I have said that foreign affairs and army and navy questions do not, under the ordinary practice of the colonial system, have much connection with colonial governments, and therefore may be left out of most federal proposals. But though the technical last word may never lie with the Federal Government, yet a South African federation would have genuine foreign interests, and would keep a watchful eye on the movements of the colonising Powers of Europe. Had there been a federation, there would have been no German acquisition of Damaraland, nor would we have found imperial authorities refusing the offer of Lourenço Marques for a trifling sum. No colonist can ever quite forgive those memorable blunders, which prevented British South Africa from having that geographical unity from the Zambesi to the Cape which its interests demand. Thirty years ago it would have been easy for Britain to proclaim a Monroe doctrine for South Africa—for that matter of it, for East Africa also. The opportunity has passed, but a strong national Government could still exercise great influence on foreign affairs, and prevent encroachment upon Portuguese territories by that Power which twenty years ago saw in Africa material for a new German Empire and has never forgotten its grandiose dreams, as well as keep an eye upon that dangerous mushroom growth, the Congo Free State, and check its glaring offences against civilisation. Army and navy questions belong, in their broadest sense, to schemes of imperial federation, a discussion of which here would be out of place; but since there is already in South Africa a large military force under one commander-in-chief, certain army questions arise which may find their proper answer only in federation, but which even now require a provisional settlement. According as we treat the matter, it may become a unifying or a violently disjunctive force, a step towards federation or a movement towards a wider disintegration. The bearing of the army question on South African policy is the subject of another chapter.

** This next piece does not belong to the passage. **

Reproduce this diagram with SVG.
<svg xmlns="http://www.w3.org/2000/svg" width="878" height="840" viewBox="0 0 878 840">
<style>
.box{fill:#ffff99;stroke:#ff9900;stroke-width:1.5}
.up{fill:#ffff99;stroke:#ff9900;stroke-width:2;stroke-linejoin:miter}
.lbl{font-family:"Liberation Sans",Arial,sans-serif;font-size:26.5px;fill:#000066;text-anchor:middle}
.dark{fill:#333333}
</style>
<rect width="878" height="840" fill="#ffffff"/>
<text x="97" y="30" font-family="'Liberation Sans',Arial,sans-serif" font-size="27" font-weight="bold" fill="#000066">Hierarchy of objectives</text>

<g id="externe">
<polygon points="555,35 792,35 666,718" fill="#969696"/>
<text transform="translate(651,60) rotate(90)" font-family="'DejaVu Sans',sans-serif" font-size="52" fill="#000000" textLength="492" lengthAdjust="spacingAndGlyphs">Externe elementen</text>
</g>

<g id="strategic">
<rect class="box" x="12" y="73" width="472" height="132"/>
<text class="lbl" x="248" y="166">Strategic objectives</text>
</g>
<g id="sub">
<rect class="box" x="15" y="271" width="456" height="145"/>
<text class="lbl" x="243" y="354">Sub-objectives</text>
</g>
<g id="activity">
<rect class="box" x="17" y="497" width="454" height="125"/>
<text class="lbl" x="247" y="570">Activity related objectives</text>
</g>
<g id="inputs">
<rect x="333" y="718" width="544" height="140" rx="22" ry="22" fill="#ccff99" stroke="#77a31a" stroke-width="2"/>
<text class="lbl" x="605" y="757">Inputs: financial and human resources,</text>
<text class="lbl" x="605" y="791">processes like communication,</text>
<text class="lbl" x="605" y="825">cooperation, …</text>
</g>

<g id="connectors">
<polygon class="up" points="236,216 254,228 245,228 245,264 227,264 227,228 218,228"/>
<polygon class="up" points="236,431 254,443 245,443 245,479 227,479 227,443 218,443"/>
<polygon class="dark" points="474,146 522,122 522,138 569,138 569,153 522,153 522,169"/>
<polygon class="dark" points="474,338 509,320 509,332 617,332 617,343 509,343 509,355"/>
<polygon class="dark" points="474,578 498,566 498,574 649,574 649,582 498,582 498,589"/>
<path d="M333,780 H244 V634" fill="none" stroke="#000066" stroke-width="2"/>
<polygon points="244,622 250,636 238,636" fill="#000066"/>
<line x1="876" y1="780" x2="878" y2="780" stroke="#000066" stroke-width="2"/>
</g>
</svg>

[34] American Commonwealth, vol. i. p. 465.
[35] The grounds of Australian federation are a useful parallel for South Africa. I give Mr Bryce’s list (‘Studies in History and Jurisprudence,’ vol. i. p. 478): “The gain to trade and the general convenience to be expected from abolishing the tariffs established on the frontiers of each colony; the need for a common system of military defence; the advantages of a common legislature for the regulation of railways and the fixing of railway rates; the advantages of a common control of the larger rivers for the purposes both of navigation and irrigation; the need for uniform legislation on a number of commercial topics; the importance of finding an authority competent to provide for old-age pensions and for the settlement of labour disputes all over the country; the need for uniform provision against the entry of coloured races (especially Chinese, Malays, and Indian coolies); the gain to suitors from the establishment of a High Court to entertain appeals and avoid the expense and delay involved in carrying cases to the Privy Council in England; the probability that money could be borrowed more easily on the credit of the Australian Federation than by each colony for itself; the stimulus to be given to industry and trade by substituting one great community for six smaller ones; the possibility of making better arrangements for the disposal of the unappropriated lands belonging to some of the colonies than could be made by those colonies for themselves.”
[36] A provisional modus vivendi has been found in the new Customs Union. See p. [238].
[37] There is a contingent liability on the Orange River Colony to pay a sum of £5,000,000, as its special contribution, from any profit which may fall to its Government from the discovery of precious minerals. See p. [245].